《29》カマス
- 晴夫 沼澤
- 2 日前
- 読了時間: 2分
NHK秋田のニュース番組では、秋田弁が取り上げられるコーナーがよくある。
県内では方言のアクセントや発音が一様でなく、思わずツッコミたくなる語が登場することも多い。
先日「川柳」で取り上げられた「カマス」もそうだ。
アクセントがどうにも気に入らない。
アナウンサーは「カ」を強く、いわゆる「語頭アクセント」で語っていた。それを川柳選者も指摘せず、そのままであった。
オラホでは、「平板アクセント」(もしくは「マ」がやや強め)で使うのが普通だった。
語自体の使用範囲が広いので、なかなか味わい深いコトバである。
【カマス】…「かき混ぜる」「かき回す」の意味。『秋田のことば』(無明舎)では【カッチャマス】が見出し語となっている。

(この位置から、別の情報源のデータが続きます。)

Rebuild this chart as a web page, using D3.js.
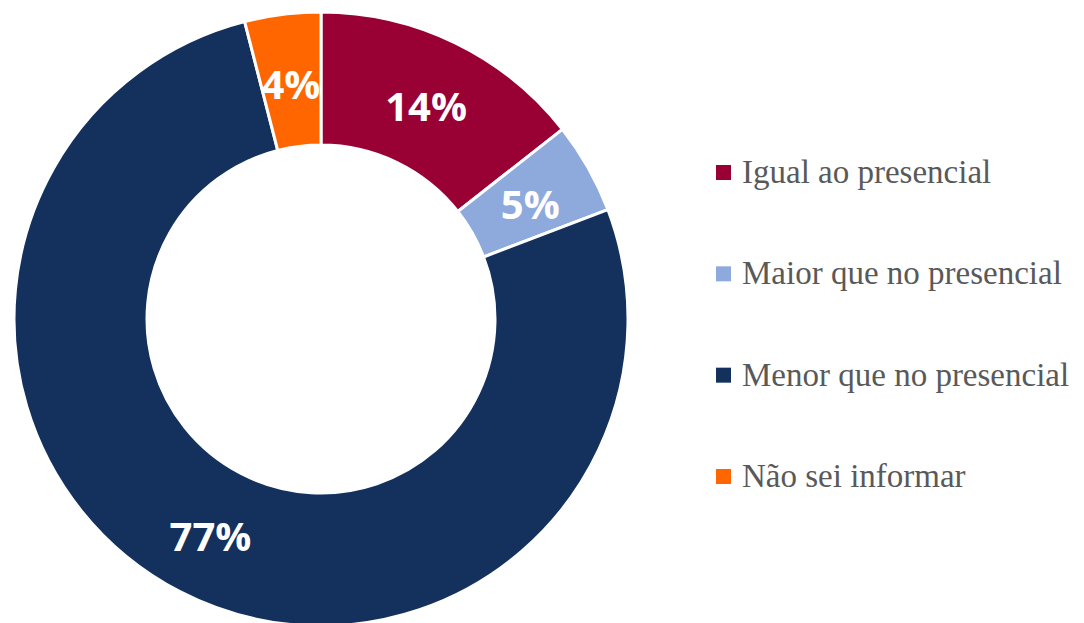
<!DOCTYPE html>
<html>
<head>
<meta charset="utf-8">
<script src="https://cdn.jsdelivr.net/npm/d3@7"></script>
<style>
  body { margin: 0; background: #fff; }
</style>
</head>
<body>
<div id="chart"></div>
<script>
// data
var categories = ["Igual ao presencial", "Maior que no presencial", "Menor que no presencial", "Não sei informar"];
var values = [14.4, 4.8, 76.8, 4.0];
var labels = ["14%", "5%", "77%", "4%"];
var colors = ["#990033", "#8eaadc", "#13315c", "#ff6600"];

var width = 1084, height = 623;
var cx = 321, cy = 319, outer = 307, inner = 174;

var svg = d3.select("#chart")
    .append("svg")
    .attr("width", width)
    .attr("height", height);

var pie = d3.pie().sort(null).value(function(d){ return d; });
var arc = d3.arc().innerRadius(inner).outerRadius(outer);

var g = svg.append("g").attr("transform", "translate(" + cx + "," + cy + ")");

var slices = pie(values);

g.selectAll("path")
  .data(slices)
  .enter()
  .append("path")
  .attr("d", arc)
  .attr("fill", function(d, i){ return colors[i]; })
  .attr("stroke", "#fff")
  .attr("stroke-width", 3);

g.selectAll("text")
  .data(slices)
  .enter()
  .append("text")
  .attr("transform", function(d){ return "translate(" + arc.centroid(d) + ")"; })
  .attr("text-anchor", "middle")
  .attr("dy", "0.46em")
  .attr("fill", "#fff")
  .style("font-family", "'Open Sans', sans-serif")
  .style("font-weight", "bold")
  .style("font-size", "40px")
  .text(function(d, i){ return labels[i]; });

// legend
var legendY = d3.scalePoint().domain(categories).range([172, 476]);

var legend = svg.append("g");
var item = legend.selectAll("g")
  .data(categories)
  .enter()
  .append("g")
  .attr("transform", function(d){ return "translate(716," + legendY(d) + ")"; });

item.append("rect")
  .attr("x", 0)
  .attr("y", -7)
  .attr("width", 15)
  .attr("height", 15)
  .attr("fill", function(d, i){ return colors[i]; });

item.append("text")
  .attr("x", 26)
  .attr("dy", "0.33em")
  .attr("fill", "#595959")
  .style("font-family", "'Liberation Serif', serif")
  .style("font-size", "33px")
  .text(function(d){ return d; });
</script>
</body>
</html>
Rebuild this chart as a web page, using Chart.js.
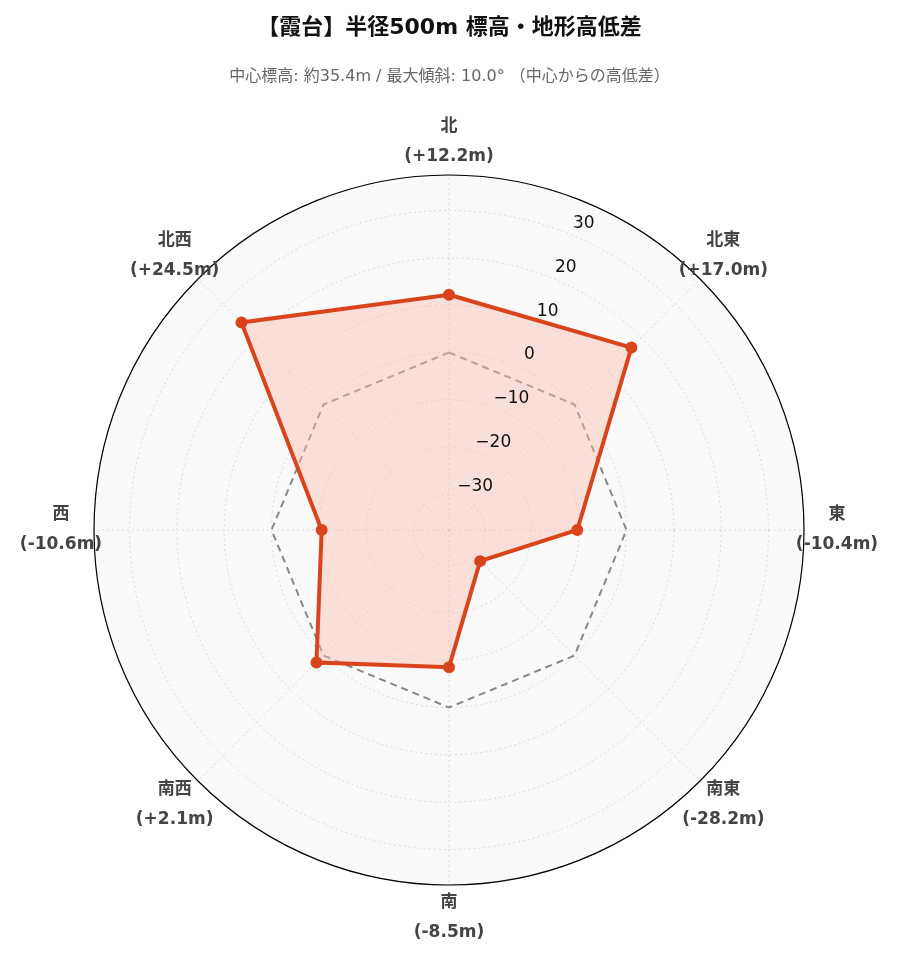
<!DOCTYPE html>
<html>
<head>
<meta charset="utf-8">
<script src="https://cdn.jsdelivr.net/npm/chart.js@4"></script>
<style>
  body { margin: 0; background: #fff; }
  #wrap { width: 899px; height: 962px; }
</style>
</head>
<body>
<div id="wrap"><canvas id="radarChart"></canvas></div>
<script>
const directions = ["北", "北東", "東", "南東", "南", "南西", "西", "北西"];
const diffLabels = ["(+12.2m)", "(+17.0m)", "(-10.4m)", "(-28.2m)", "(-8.5m)", "(+2.1m)", "(-10.6m)", "(+24.5m)"];
const elevationDiff = [12.2, 17.0, -10.4, -28.2, -8.5, 2.1, -10.6, 24.5];
const baseline = [0, 0, 0, 0, 0, 0, 0, 0];
const tickValues = [-37.5, -30, -20, -10, 0, 10, 20, 30, 37.5];
const titleText = "【霞台】半径500m 標高・地形高低差";
const subtitleText = "中心標高: 約35.4m / 最大傾斜: 10.0° （中心からの高低差）";

const FONT = "'DejaVu Sans', 'Noto Sans CJK JP', sans-serif";

// background disc, outer ring, titles, direction labels, tick labels
const decoPlugin = {
  id: "decoPlugin",
  beforeDraw(chart) {
    const s = chart.scales.r;
    const ctx = chart.ctx;
    ctx.save();
    ctx.beginPath();
    ctx.arc(s.xCenter, s.yCenter, s.drawingArea, 0, Math.PI * 2);
    ctx.fillStyle = "#fafafa";
    ctx.fill();
    ctx.restore();
  },
  afterDraw(chart) {
    const s = chart.scales.r;
    const ctx = chart.ctx;
    ctx.save();
    ctx.beginPath();
    ctx.arc(s.xCenter, s.yCenter, s.drawingArea, 0, Math.PI * 2);
    ctx.strokeStyle = "#000";
    ctx.lineWidth = 1.2;
    ctx.stroke();

    ctx.textAlign = "center";
    ctx.textBaseline = "middle";
    ctx.fillStyle = "#111";
    ctx.font = "bold 22px " + FONT;
    ctx.fillText(titleText, chart.width / 2, 28);
    ctx.fillStyle = "#666";
    ctx.font = "16px " + FONT;
    ctx.fillText(subtitleText, chart.width / 2, 77);

    // direction labels
    ctx.fillStyle = "#444";
    ctx.font = "bold 17px " + FONT;
    directions.forEach((d, i) => {
      const p = s.getPointPosition(i, s.drawingArea + 33);
      ctx.fillText(d, p.x, p.y - 15);
      ctx.fillText(diffLabels[i], p.x, p.y + 15);
    });

    // radial tick labels, along a ray between 北 and 北東
    ctx.fillStyle = "#111";
    ctx.font = "17px " + FONT;
    const ang = 22.5 * Math.PI / 180;
    tickValues.filter(v => Math.abs(v) !== 37.5).forEach(v => {
      const r = s.getDistanceFromCenterForValue(v) + 12;
      const txt = v < 0 ? "−" + Math.abs(v) : String(v);
      ctx.fillText(txt, s.xCenter + r * Math.sin(ang) + 8, s.yCenter - r * Math.cos(ang));
    });
    ctx.restore();
  }
};

new Chart(document.getElementById("radarChart"), {
  type: "radar",
  data: {
    labels: directions,
    datasets: [{
      data: elevationDiff,
      borderColor: "#d9441c",
      backgroundColor: "rgba(250, 190, 175, 0.45)",
      borderWidth: 4,
      pointRadius: 4,
      pointBackgroundColor: "#d9441c",
      pointBorderColor: "#d9441c",
      fill: "start"
    }, {
      data: baseline,
      borderColor: "#888",
      borderWidth: 2,
      borderDash: [7, 5],
      pointRadius: 0,
      fill: false
    }]
  },
  options: {
    responsive: true,
    maintainAspectRatio: false,
    animation: false,
    layout: { padding: { top: 175, bottom: 77, left: 94, right: 95 } },
    plugins: {
      legend: { display: false },
      tooltip: { enabled: false }
    },
    scales: {
      r: {
        min: -37.5,
        max: 37.5,
        afterBuildTicks(scale) {
          scale.ticks = tickValues.map(v => ({ value: v }));
        },
        ticks: { display: false },
        grid: { circular: true, color: "#d8d8d8", lineWidth: 1 },
        border: { dash: [2, 3] },
        angleLines: { color: "#d8d8d8", borderDash: [2, 3] },
        pointLabels: { display: false }
      }
    }
  },
  plugins: [decoPlugin]
});
</script>
</body>
</html>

当然、食べ物や手仕事などの動作に関わって使われるが、こうした使用例も日常的だった。

「明日のバンゲ、お祭りの相談するのも、あの男さは聞かしぇにゃでけれ。あれ来えば、いっつもカマサレデ、まどまらなくなるがらな。」
(明日の夜に、お祭りの相談をするけど、あの男には知らせないでくれ。あいつが来るといつも話を混ぜっ返されて、まとまらなくなるからね。)
「納豆、カマシテけれ」
「その粉を速くカマセバ、よく出来上がるはずだ」
などと、まだ十分な日常用語と言えるだろう。
反面、上に挙げた「人間関係」における、カマス存在はあまりいなくなっているか。
それは、みんな物分かりがよくなっているからか。
波風立てない風潮が強まっているからか。
「予定調和」に飽き飽きしている人もいるのではないだろうか。
ここらで「カマスヒト」そろそろ、出現してもよくないか。